Menurut Mardani, kebijakan Trump justru mengantarkan AS menuju pada jurang kematiannya. Sebab Amerika Serikat tak lagi menjadi negara di mana banyak etnis yang berkumpul melebur menjadi satu. Padahal selama ini, imigran di AS menjadi penggerak ekonomi negara adidaya itu.

"USA semakin menuju kematian, karena tidak lagi menjadi melting pot. Tidak lagi punya American Dream. Padahal imigran selama ini jadi motor pertumbuhan USA," ungkap Mardani.

Secara politik, lanjut Mardani, Indonesia menghadapi dilema diplomatik. Di satu sisi, Indonesia memiliki hubungan strategis dan ekonomi dengan Amerika Serikat, namun di sisi lain, prinsip-prinsip hak asasi manusia dan perlindungan warga negara asing yang kini dirusak oleh kebijakan imigrasi Trump.

Mardani pun menegaskan pemerintah Indonesia harus menyampaikan keprihatinan resmi melalui jalur diplomatik terhadap kebijakan imigrasi yang diskriminatif dan berdampak terhadap komunitas internasional, termasuk WNI.

Selain itu, Indonesia perlu membangun koalisi internasional dengan negara-negara lain di Global South atau negara-negara Muslim untuk memberikan tekanan moral kepada Pemerintah AS.

"Ketika krisis sosial dan politik di Amerika Serikat memanas akibat kebijakan eksklusif dan tidak manusiawi, Indonesia sebagai negara demokrasi dengan jumlah diaspora yang besar tidak boleh menjadi penonton pasif," ujar Mardani.

"Dunia sedang berubah, Indonesia harus menjadi bagian dari perubahan itu, dengan keberanian moral dan ketegasan politik yang dibutuhkan di zaman ini," pungkasnya.

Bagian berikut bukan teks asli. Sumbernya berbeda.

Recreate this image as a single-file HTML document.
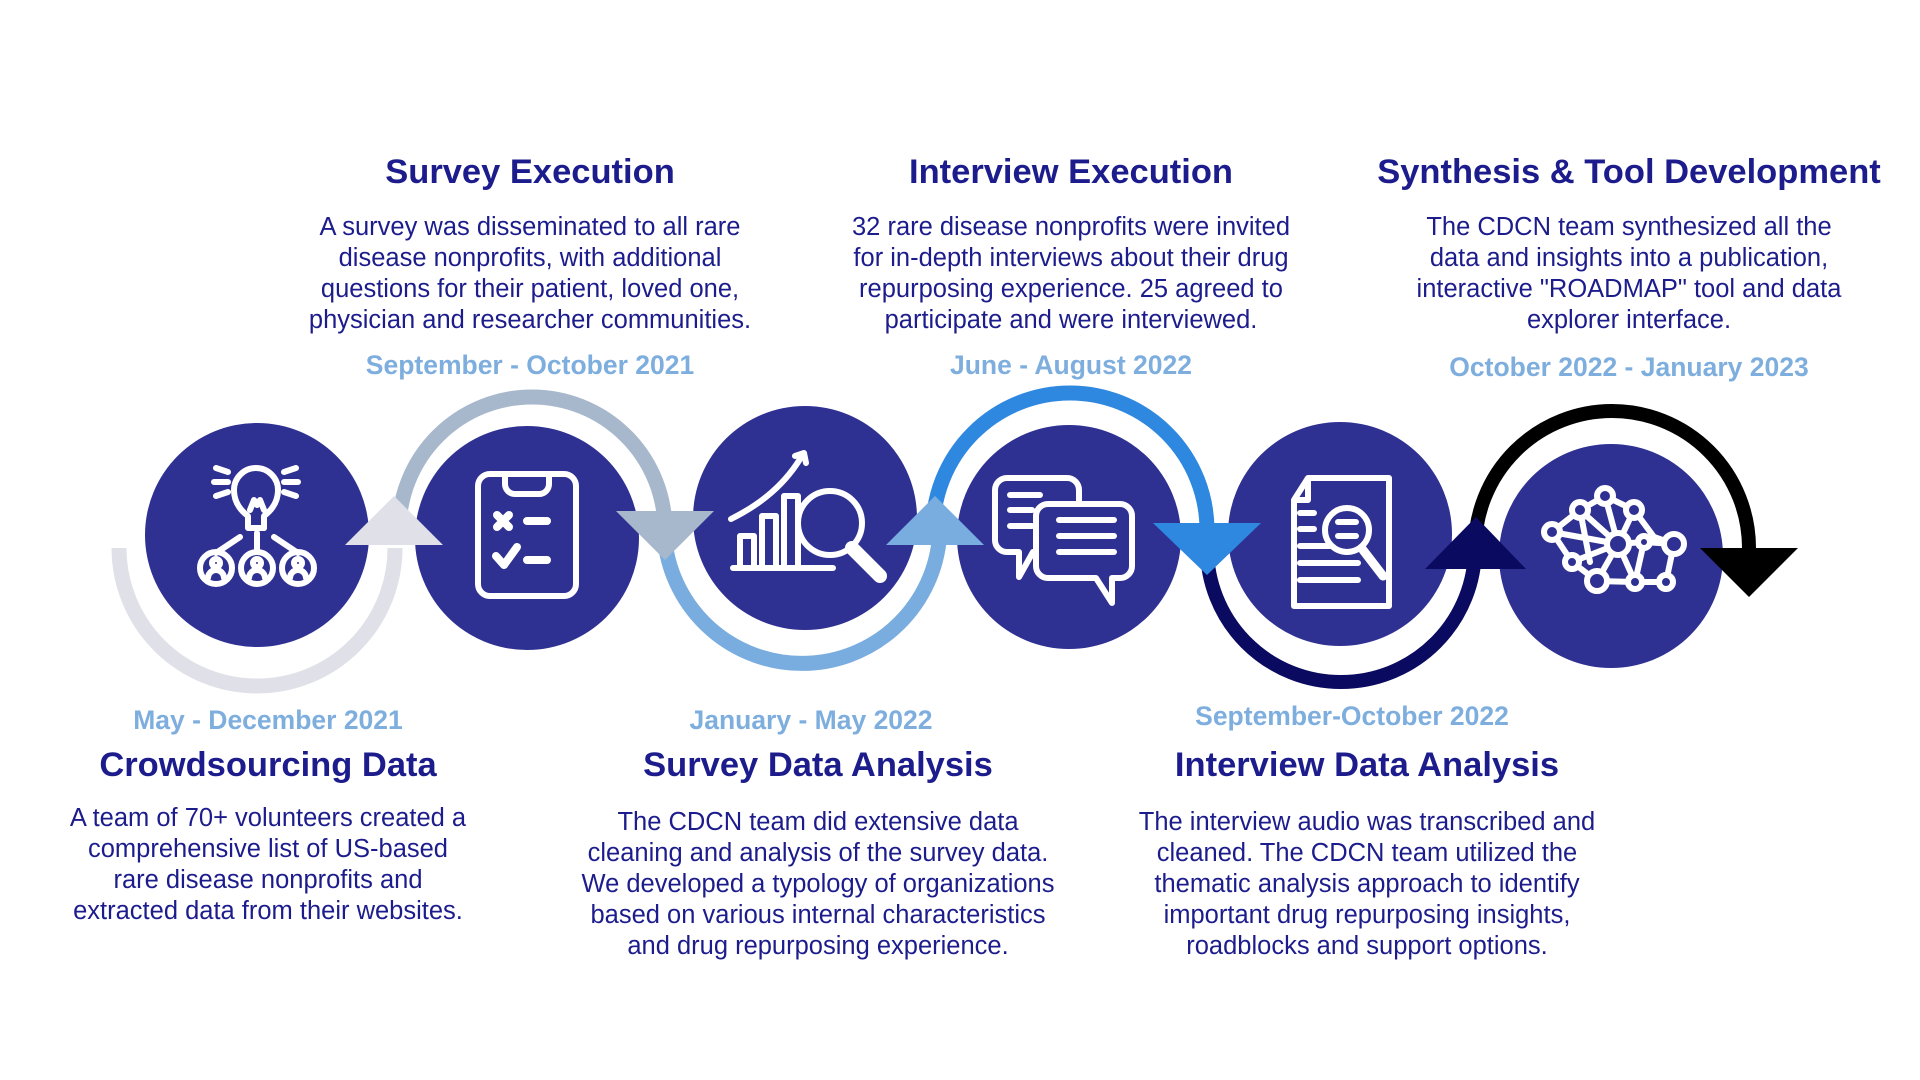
<!DOCTYPE html>
<html><head><meta charset="utf-8"><style>
html,body{margin:0;padding:0;background:#fff;}
svg{display:block;}
.t{font-family:"Liberation Sans",sans-serif;font-weight:bold;font-size:34.5px;fill:#1c1c8c;text-anchor:middle;}
.d{font-family:"Liberation Sans",sans-serif;font-weight:bold;font-size:26.5px;fill:#7eaede;text-anchor:middle;}
.b{font-family:"Liberation Sans",sans-serif;font-size:25.5px;fill:#1c1c8c;text-anchor:middle;}
.ic{fill:none;stroke:#fff;stroke-width:6;stroke-linecap:round;stroke-linejoin:round;}
</style></head><body>
<svg width="1920" height="1080" viewBox="0 0 1920 1080" xmlns="http://www.w3.org/2000/svg">
<path d="M119,548 A138,138 0 0 0 395,548" fill="none" stroke="#e0e1e8" stroke-width="15"/>
<path d="M399,530 A133,133 0 0 1 665,530" fill="none" stroke="#a8b8cc" stroke-width="15"/>
<path d="M665,542 A138,138 0 0 0 939,542" fill="none" stroke="#7aaddf" stroke-width="15"/>
<path d="M933,530 A137,137 0 0 1 1207,530" fill="none" stroke="#2f88e0" stroke-width="15"/>
<path d="M1207,548 A134,134 0 0 0 1475,548" fill="none" stroke="#0a0a60" stroke-width="14"/>
<path d="M1475,548 A137,137 0 0 1 1749,548" fill="none" stroke="#000" stroke-width="14"/>
<g fill="#2f3192">
<circle cx="257" cy="535" r="112"/>
<circle cx="527" cy="538" r="112"/>
<circle cx="805" cy="518" r="112"/>
<circle cx="1069" cy="537" r="112"/>
<circle cx="1340" cy="534" r="112"/>
<circle cx="1611" cy="556" r="112"/>
</g>
<polygon points="394,496 345,545 443,545" fill="#e0e1e8"/>
<polygon points="665,560 616,511 714,511" fill="#a8b8cc"/>
<polygon points="935,496 886,545 984,545" fill="#7aaddf"/>
<polygon points="1207,575 1153,523 1261,523" fill="#2f88e0"/>
<polygon points="1476,517 1425,569 1526,569" fill="#0a0a60"/>
<polygon points="1749,597 1700,548 1798,548" fill="#000"/>
<g class="ic" stroke-width="5">
<path d="M248,528 v-12 c-8,-6 -14,-14 -14,-26 a22,22 0 0 1 44,0 c0,12 -6,20 -14,26 v12 z"/>
<path d="M250,528 h14 M250,510 l4,-10 3,5 3,-5 4,10"/>
<path d="M214,482 h14 M216,468 l12,4 M216,496 l12,-4 M284,482 h14 M296,468 l-12,4 M296,496 l-12,-4"/>
<path d="M257,533 v18 M240,537 l-24,16 M274,537 l24,16"/>
<circle cx="216" cy="568" r="16"/><circle cx="257" cy="568" r="16"/><circle cx="298" cy="568" r="16"/>
<circle cx="216" cy="563" r="4"/><circle cx="257" cy="563" r="4"/><circle cx="298" cy="563" r="4"/>
<path d="M208,578 a8,8 0 0 1 16,0 M249,578 a8,8 0 0 1 16,0 M290,578 a8,8 0 0 1 16,0"/>
</g>
<g class="ic">
<rect x="478" y="474" width="98" height="122" rx="12"/>
<path d="M505,476 v8 a10,10 0 0 0 10,10 h24 a10,10 0 0 0 10,-10 v-8"/>
<path d="M497,515 l12,12 M509,515 l-12,12 M527,521 h20 M496,556 l8,9 13,-18 M527,560 h20" stroke-width="8"/>
</g>
<g class="ic">
<path d="M733,568 h100 M740,566 v-30 h14 v30 M762,566 v-50 h14 v50 M784,566 v-70 h14 v70"/>
<path d="M731,519 c30,-15 55,-35 72,-65 M795,456 l9,-3 2,10"/>
<circle cx="830" cy="523" r="32" fill="#2f3192"/>
<path d="M852,548 l28,28" stroke-width="14"/>
</g>
<g class="ic" stroke-width="5" transform="translate(-4,0)">
<path d="M1011,478 h60 a12,12 0 0 1 12,12 v50 a12,12 0 0 1 -12,12 h-34 l-14,25 v-25 h-12 a12,12 0 0 1 -12,-12 v-50 a12,12 0 0 1 12,-12 z"/>
<path d="M1052,504 h72 a12,12 0 0 1 12,12 v50 a12,12 0 0 1 -12,12 h-8 v25 l-16,-25 h-48 a12,12 0 0 1 -12,-12 v-50 a12,12 0 0 1 12,-12 z" fill="#2f3192"/>
<path d="M1014,495 h30 M1014,510 h22 M1014,526 h22 M1063,520 h55 M1063,536 h55 M1063,552 h55"/>
</g>
<g class="ic" stroke-width="5" transform="translate(-5,0)">
<path d="M1313,478 h81 v128 h-95 v-106 z M1299,500 h14 v-22"/>
<path d="M1305,513 h14 M1305,529 h14 M1305,546 h30 M1305,563 h58 M1305,580 h58"/>
<circle cx="1352" cy="530" r="22" fill="#2f3192"/>
<path d="M1343,522 h18 M1343,536 h18"/>
<path d="M1368,550 l20,26" stroke-width="9"/>
</g>
<g class="ic" stroke-width="5" transform="translate(-6,0)">
<path d="M1558,532 L1586,510 L1611,496 L1640,510 L1660,537 L1680,544 L1672,582 L1641,582 L1603,581 L1578,562 L1558,532 M1586,510 L1596,562 M1611,496 L1624,544 L1586,510 M1558,532 L1624,544 L1603,581 M1578,562 L1624,544 L1641,582 M1640,510 L1624,544 L1650,542 L1680,544 M1650,542 L1641,582 M1660,537 L1640,510"/>
<g fill="#2f3192">
<circle cx="1586" cy="510" r="8"/><circle cx="1611" cy="496" r="8"/><circle cx="1640" cy="510" r="8"/>
<circle cx="1558" cy="532" r="8"/><circle cx="1624" cy="544" r="11"/><circle cx="1650" cy="542" r="6"/>
<circle cx="1680" cy="544" r="10"/><circle cx="1578" cy="562" r="7"/><circle cx="1603" cy="581" r="10"/>
<circle cx="1641" cy="582" r="7"/><circle cx="1672" cy="582" r="7"/>
</g>
</g>
<text class="t" x="530" y="183">Survey Execution</text>
<text class="b" x="530" y="235">A survey was disseminated to all rare</text>
<text class="b" x="530" y="266">disease nonprofits, with additional</text>
<text class="b" x="530" y="297">questions for their patient, loved one,</text>
<text class="b" x="530" y="328">physician and researcher communities.</text>
<text class="d" x="530" y="374">September - October 2021</text>

<text class="t" x="1071" y="183">Interview Execution</text>
<text class="b" x="1071" y="235">32 rare disease nonprofits were invited</text>
<text class="b" x="1071" y="266">for in-depth interviews about their drug</text>
<text class="b" x="1071" y="297">repurposing experience. 25 agreed to</text>
<text class="b" x="1071" y="328">participate and were interviewed.</text>
<text class="d" x="1071" y="374">June - August 2022</text>

<text class="t" x="1629" y="183">Synthesis &amp; Tool Development</text>
<text class="b" x="1629" y="235">The CDCN team synthesized all the</text>
<text class="b" x="1629" y="266">data and insights into a publication,</text>
<text class="b" x="1629" y="297">interactive "ROADMAP" tool and data</text>
<text class="b" x="1629" y="328">explorer interface.</text>
<text class="d" x="1629" y="376">October 2022 - January 2023</text>

<text class="d" x="268" y="729">May - December 2021</text>
<text class="t" x="268" y="776">Crowdsourcing Data</text>
<text class="b" x="268" y="826">A team of 70+ volunteers created a</text>
<text class="b" x="268" y="857">comprehensive list of US-based</text>
<text class="b" x="268" y="888">rare disease nonprofits and</text>
<text class="b" x="268" y="919">extracted data from their websites.</text>

<text class="d" x="811" y="729">January - May 2022</text>
<text class="t" x="818" y="776">Survey Data Analysis</text>
<text class="b" x="818" y="830">The CDCN team did extensive data</text>
<text class="b" x="818" y="861">cleaning and analysis of the survey data.</text>
<text class="b" x="818" y="892">We developed a typology of organizations</text>
<text class="b" x="818" y="923">based on various internal characteristics</text>
<text class="b" x="818" y="954">and drug repurposing experience.</text>

<text class="d" x="1352" y="725">September-October 2022</text>
<text class="t" x="1367" y="776">Interview Data Analysis</text>
<text class="b" x="1367" y="830">The interview audio was transcribed and</text>
<text class="b" x="1367" y="861">cleaned. The CDCN team utilized the</text>
<text class="b" x="1367" y="892">thematic analysis approach to identify</text>
<text class="b" x="1367" y="923">important drug repurposing insights,</text>
<text class="b" x="1367" y="954">roadblocks and support options.</text>
</svg>
</body></html>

Seperti diketahui, kebijakan imigrasi Presiden Donald Trump yang semakin keras telah memicu gelombang protes publik yang berujung pada kerusuhan dan ketegangan sosial yang meningkat. Setidaknya ada 21 kebijakan untuk membersihkan AS dari migral ilegal yang dikeluarkan Trump.

Mulai dari pemberian wewenang bagi otoritas keamanan untuk menangkap terduga migran ilegal di tempat-tempat umum, seperti di sekolah, gereja, rumah sakit, atau ketika berada di pengadilan. Kebijakan lainnya yang krusial ialah terkait penghapusan kewarganegaraan otomatis bagi bayi-bayi yang lahir di AS.

Aksi protes akibat kebijakan-kebijakan tersebut pun dibalas Trump dengan model operasi militer.

Trump bahkan mengerahkan 2.000 pasukan Garda Nasional untuk meredam demonstrasi yang terjadi di Los Angeles, pada Sabtu, 7 Juni, Gedung Putih menyebut pengerahan ini sebagai langkah untuk meredakan ‘pelanggaran hukum’ setelah aksi protes yang diwarnai kerusuhan.